Of course, they also think eating steaks is cruel and inhumane, and will march around in their "leather-which-came-from-dead-cows" Birkenstocks carrying "someone-chopped-down-a-tree-to-make-this-posterboard" protest signs to tell you so. So you can't believe everything they say.

Despite the fact that I make fun of the tree huggers, they're right about this. Insects ARE the first link in the food chain.

But I don't care. I'm declaring war on bugs.

I usually don't have a problem with bugs. Mosquitoes tend to leave me alone -- I've only been bitten a few times this entire summer. My wife, on the other hand, could travel to the North Pole in the dead of winter, and still get swarmed on as soon as she stepped outside.
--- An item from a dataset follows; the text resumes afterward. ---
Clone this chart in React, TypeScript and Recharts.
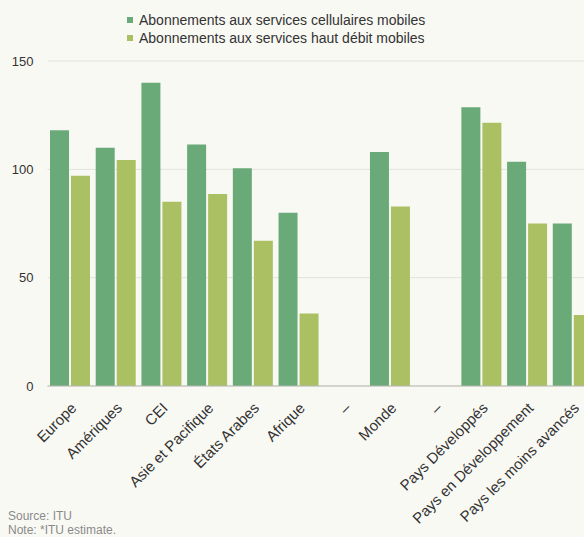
import React from "react";
import { BarChart, Bar, XAxis, YAxis, CartesianGrid, Legend } from "recharts";

const categories = [
  "Europe",
  "Amériques",
  "CEI",
  "Asie et Pacifique",
  "États Arabes",
  "Afrique",
  "–",
  "Monde",
  "– ",
  "Pays Développés",
  "Pays en Développement",
  "Pays les moins avancés",
];
const cellular: (number | null)[] = [118, 110, 140, 111.5, 100.5, 80, null, 108, null, 128.6, 103.5, 75];
const broadband: (number | null)[] = [97, 104.3, 85, 88.6, 67, 33.5, null, 82.8, null, 121.5, 75, 32.8];
const yTicks = [0, 50, 100, 150];
const seriesNames = [
  "Abonnements aux services cellulaires mobiles",
  "Abonnements aux services haut débit mobiles",
];
const colors = ["#6aaa79", "#aac063"];

const data = categories.map((c, i) => ({ name: c, cell: cellular[i], bb: broadband[i] }));

const FONT = "'Liberation Sans', Arial, Helvetica, sans-serif";

const XTick = (props: any) => {
  const { x, y, payload } = props;
  const ax = x + 7;
  const ay = y + 21;
  return (
    <text
      x={ax}
      y={ay}
      transform={`rotate(-45, ${ax}, ${ay})`}
      textAnchor="end"
      fontSize={15}
      fill="#333"
      fontFamily={FONT}
    >
      {payload.value}
    </text>
  );
};

const LegendContent = () => (
  <div style={{ fontFamily: FONT, fontSize: 14, color: "#333" }}>
    {seriesNames.map((n, i) => (
      <div key={n} style={{ display: "flex", alignItems: "center", height: 18, lineHeight: "18px" }}>
        <span
          style={{
            display: "inline-block",
            width: 6,
            height: 6,
            background: colors[i],
            marginRight: 6,
          }}
        />
        <span>{n}</span>
      </div>
    ))}
  </div>
);

export default function App() {
  return (
    <div
      style={{
        position: "fixed",
        left: 0,
        top: 0,
        width: 584,
        height: 537,
        overflow: "hidden",
        background: "#f9f9f4",
        fontFamily: FONT,
      }}
    >
      <BarChart
        width={596}
        height={537}
        data={data}
        margin={{ top: 61, right: 0, left: 0, bottom: 11 }}
        barGap={2}
        barCategoryGap={2.5}
      >
        <CartesianGrid vertical={false} stroke="#e3e3dd" />
        <XAxis
          dataKey="name"
          interval={0}
          height={140}
          tickLine={false}
          axisLine={{ stroke: "#b9b9b5" }}
          tick={<XTick />}
          tickSize={0}
        />
        <YAxis
          width={47.5}
          domain={[0, 150]}
          ticks={yTicks}
          axisLine={false}
          tickLine={false}
          tickSize={0}
          tickMargin={14}
          tick={{ fontSize: 13, fill: "#333", fontFamily: FONT }}
        />
        <Legend
          layout="vertical"
          verticalAlign="middle"
          align="center"
          content={<LegendContent />}
          wrapperStyle={{ position: "absolute", top: 11, left: 127, width: "auto", height: "auto" }}
        />
        <Bar dataKey="cell" name={seriesNames[0]} fill={colors[0]} isAnimationActive={false} />
        <Bar dataKey="bb" name={seriesNames[1]} fill={colors[1]} isAnimationActive={false} />
      </BarChart>
      <div
        style={{
          position: "absolute",
          left: 8,
          top: 509,
          fontSize: 12,
          lineHeight: "14px",
          color: "#8a8a8a",
          fontFamily: FONT,
        }}
      >
        <div>Source: ITU</div>
        <div>Note: *ITU estimate.</div>
      </div>
    </div>
  );
}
However, I have been a favorite target of mosquitoes, usually when I'm in the Canadian wilderness. The Canadian mosquitoes know it's me, and they've made it their life's mission (which lasts about two weeks) to mock and antagonize me.

They wait until I'm nearly asleep and start that incessant buzzing in my ear. I'm always afraid they'll turn it into something that looks like a cauliflower with huge warts, so I wake up instantly and start flailing wildly to make them go away.

The mosquitoes also know -- no matter how many times I do it -- I'm one of those goobers who will repeatedly smash my own ear in an attempt to kill them. But even though I can't hear anything by the end of the week, I can't seem to break the habit.

Flies, on the other hand, aren't usually such a bother, unless they happen to get into my house. Then they become evil pests who deserve to be brutally smashed. They follow me around like I'm the Fly King, and pay homage to me by flying around my head constantly. I'm not sure, but one time I think I saw them streaming red, white, and blue smoke behind them as they flew in a Delta formation for my birthday. At least they did until I sucked them up with my Shop-Vac.

But the cause of this clash of the titans was the yellow jacket that stung me this past weekend. I was working outside when it stung me on the leg. I danced around and flailed my arms, trying to kill the little monster in case it was still around. Also, if you scream like a girl, it stuns yellow jackets.

At least that's what I told the neighbors when they asked what that noise was.

"Oh, this war is SO on!" I shouted at no one in particular, and dropped what I was doing. I raced to the hardware store and bought the biggest, meanest-looking yellow jacket trap I could find. Apparently, this particular store refuses to stock the traps with rotating blades and shooting flames, so I was forced to buy a little plastic one instead.

I proudly showed my new implement of destruction to my wife, who was brutally stung the day before. She asked why I waited until I was stung before doing anything about the insect problem, and accused me of completely ignoring her while she was in searing pain.

"You were home yesterday?" I asked.

There must be something special about my house that attracts stinging and biting insects of all kind. If I were an entomologist I'd be delirious with joy. Instead I'm dizzy from all the insecticide fumes.

I've killed dozens of wasps and hornets this summer. I've decimated the area mosquito population. And my latest victory was wiping out an entire ant colony with my Shop-Vac.

God bless the guy who invented the Shop-Vac.

But before anyone accuses me of being a cruel bug-hater, let me remind you that insects can be equally as deadly as any human with a flyswatter. After all, black widow spiders are extremely venomous, mosquitoes carry the West Nile Virus and malaria, and flies eat our food by throwing up on it as soon as they land.

So don't accuse me of endangering the local bird and bat population with my insect war. Instead, consider that I may have actually saved your life by killing the deadly insect that was going to bite you when you came to my house.

It was that or smash you on the ear.